In the UK, trial rental schemes continue, but privately owned e-scooters can still only be legally ridden on private land. Those who break the law face a £300 fine, six points on their driving licence and possible confiscation of the vehicle – some of the strictest laws in the world. But in the US, save for a couple of states, there are no such restrictions, and across the world personal scooters are beginning to be classed as roughly equivalent to bicycles, although many local anomalies remain (for example, in Melbourne you’re fine, but in Sydney you’re not).
“Nothing can stop an idea whose time has come,” says Oscar Morgan, co-founder of e-scooter firm Bo, who sees them as the future of mobility. His colleague, Luke Robus, explains: “We’ve had people try the Bo M [its first product] who’ve seen e-scooters and were terrified of them, but they get on, they ride, they get off, they smile. They’re super happy. We’re changing people’s entire worldview.”
Your first ride on an e-scooter can certainly feel transformative. For the first 50 metres, as you get used to balancing (one foot behind the other) and operating the throttle system (sometimes a forefinger, more usually a thumb), you feel like a kid riding a bike without stabilisers for the first time, wide-eyed and anxious. You soon begin to understand what makes them so pleasurable, even addictive: they’re simple to operate, convenient to hop on and off and give you the faintest sensation that you’re floating on a magic carpet. Now the battle is on to build the ultimate urban e-scooter, one that’s comfortable, elegant and, primarily, safe.
“With bikes, you have more than 100 years of people obsessing about detail, with every single format played with – different geometries, different materials,” says Morgan. “Very little of that exists for scooters, as yet.” The agility and aesthetic of the Bo M reflects the backgrounds of the company founders (luxury automotive and Formula One), from the aluminium unibody to the trademarked steering system, and right down to its bag hook. In comparison to a fairly dilapidated rental e-scooter I’d ridden around my home town in Essex, the Bo M felt positively grandiose. “You’d turn up for a date on a Bo and not feel like a dork,” Morgan assures me, and he may well be right.
There are also F1 links to the new Series 1 e-scooter from Lavoie, an e-mobility company founded by McLaren Applied, supplier to the motorsport and automotive industries. It’s packed with features and touches that seem to be about creating a desirable, cherishable product, as opposed to the rental scooters you see lying on roadsides. A neat patent-pending folding system collapses the scooter uniquely and elegantly, a “park mode” lets it rest on its base and can be exited with a squeeze of the brake, and a triangular “halo” headlight gives it a distinctive appearance. Again, the care taken over ergonomics was immediately apparent on a test ride (on private land, naturally): the rain was lashing down that day but taking corners felt safe and the thumb-operated throttle was comfortable to use.
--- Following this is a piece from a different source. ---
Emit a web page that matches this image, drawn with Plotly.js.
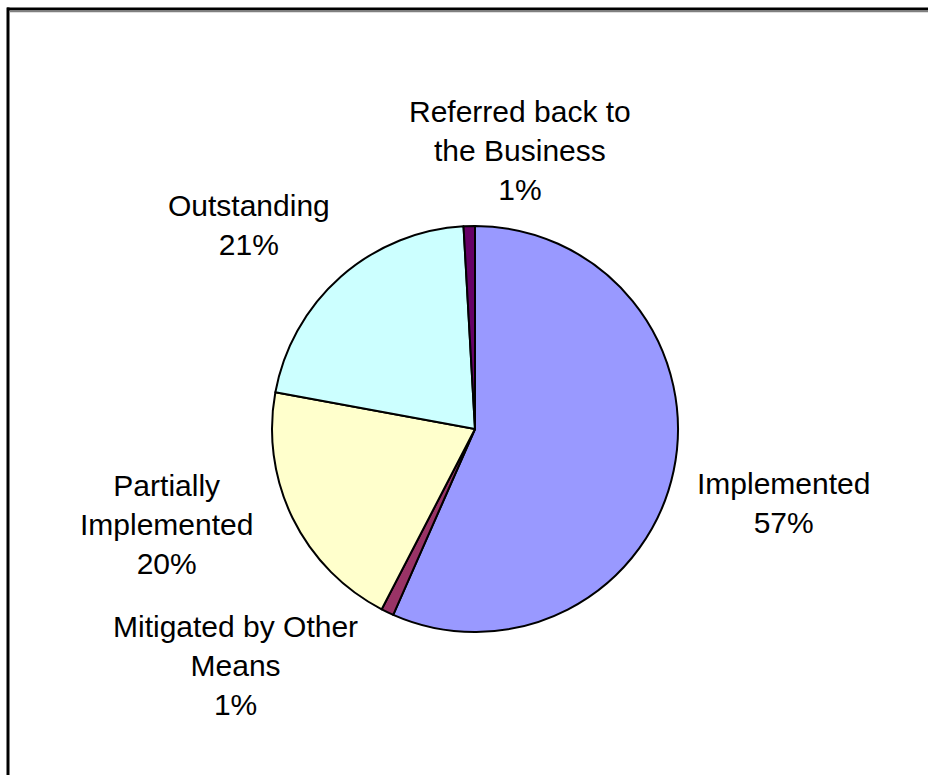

It’s a difficult time for e-scooter brands in some territories, notably the UK. Inokim, founded in Israel in 2009, recently closed its store in central London citing the lack of coherent legislation – although that coincided with the London opening of the first overseas store of Milan-based firm Golden Ride, selling its own nimble, anti-puncture A6 Pro e-scooter and offering maintenance facilities.
There’s clearly a belief that, in the medium to long term, e-scooters will become normalised. “They have a small footprint, they’re lightweight, they’re energy-efficient,” says Mark Shaffer of Personal Electric Transport (PET) in east London, which specialises in e-scooters and has witnessed rises and falls over eight years of business. “We’ve got a solution right in front of us that could revolutionise the way we get around.” His colleague Vlad Malarz agrees: “In the summer I was in the Czech Republic, in Prague and Ostrava, and I wanted to cry – people of all ages, old guys, mums, all on scooters. Everybody’s riding!”